The right of voters to make informed choices in Sarawak' s elections is being thwarted by the lack of accurate and timely information, civil society groups charged in a statement today.
The statement acknowledged by Centre for Independent Journalism (CIJ), Charter2000-Aliran and Writers' Alliance for Media Independence (WAMI) cited recent events as evidence.
The group cited cyber attacks on online whistleblowers Sarawak Report and news site Malaysiakini following a Distributed Denial of Service (DDoS) attack overloading both the active web portals with reports in the last few days.
The people of Sarawak are being "shortchanged information that can help them to vote wisely", said the statement.
"With all media in the state under the ownership and control of both federal and Sarawak governments, critical issues regarding native customary land, poverty, the alleged rape of Penan women by logging company employees, and governance issues during Taib's 30-year governance are under-reported or even censored," it added.
Meanwhile Sarawak Report owner Clare Rewcastle has also reported today that their Radio Free Sarawak has been jammed by a hired agent in Belgium.
The bandwith broker has admitted to being paid "a considerable amount of money" to jam the station until December, said Rewcastle in a statement.
Mainstream media maintains grip
It is understood that government-linked broadcasting stations under Media Prima have been ordered not to show footage of the opposition's nightly talks in various towns that have been drawing large attendance.
The civil society group expressed regret over the Election Commission (EC) inaction to compel state-owned radio and television network (RTM) to provide fair and non-partisan election coverage.
"Most rural Sarawakians depend on radio and television for information, so the state broadcaster is duty-bound to provide free airtime for all candidates to deliver their message to the voters. Televised debates are a common feature of election campaigns in many democracies," they said.
The group added that the state agency has the constitutional duty under Article 115(2) to assist the EC in the running of elections.
Among other concerns raised were the arrest of indigenous rights activists for possession of CDs and leaflets containing reports from Radio Free Sarawak and TV Sarawak Bebas on Chief Minister Abdul Taib Mahmud's alleged corruption.
The group also criticised the Sarawak government's move in barring political activists like Jannie Lasimbang, Steven Ng and Wong Chin Huat as well as Haris Ibrahim from entering the state.

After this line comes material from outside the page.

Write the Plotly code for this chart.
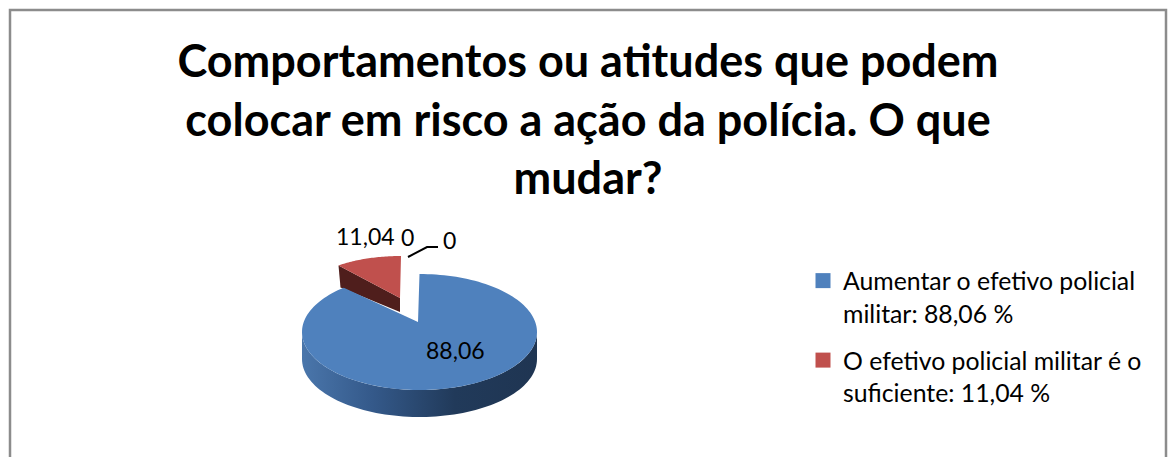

"These incidents and factors point to a pattern of political control of information regarding the incumbent state government in an environment that already heavily favours them.
"While urban residents have access to the messages of opposition and independent candidates via the nightly talks being held in towns and cities, much of the population in remote areas is reachable only by boats, a communications option that is further limited by the 10-day campaign period set by the EC.
"The poor infrastructure and physical difficulties posed by the mountainous terrain meant that the media with the biggest reach is radio, which is under the government's licensing control, although there is now the whistleblower Radio Free Sarawak, " said the group.
Reiterating their protest against the clampdown and cyber attacks, the group urged for amendments to electoral laws to require state-run television and radio stations to provide for free airtime for all candidates and political parties.
"Unless the above vital issues are addressed seriously by the powers-that-be, democracy in Malaysia remains an illusion while its people are shackled by draconian laws," they said.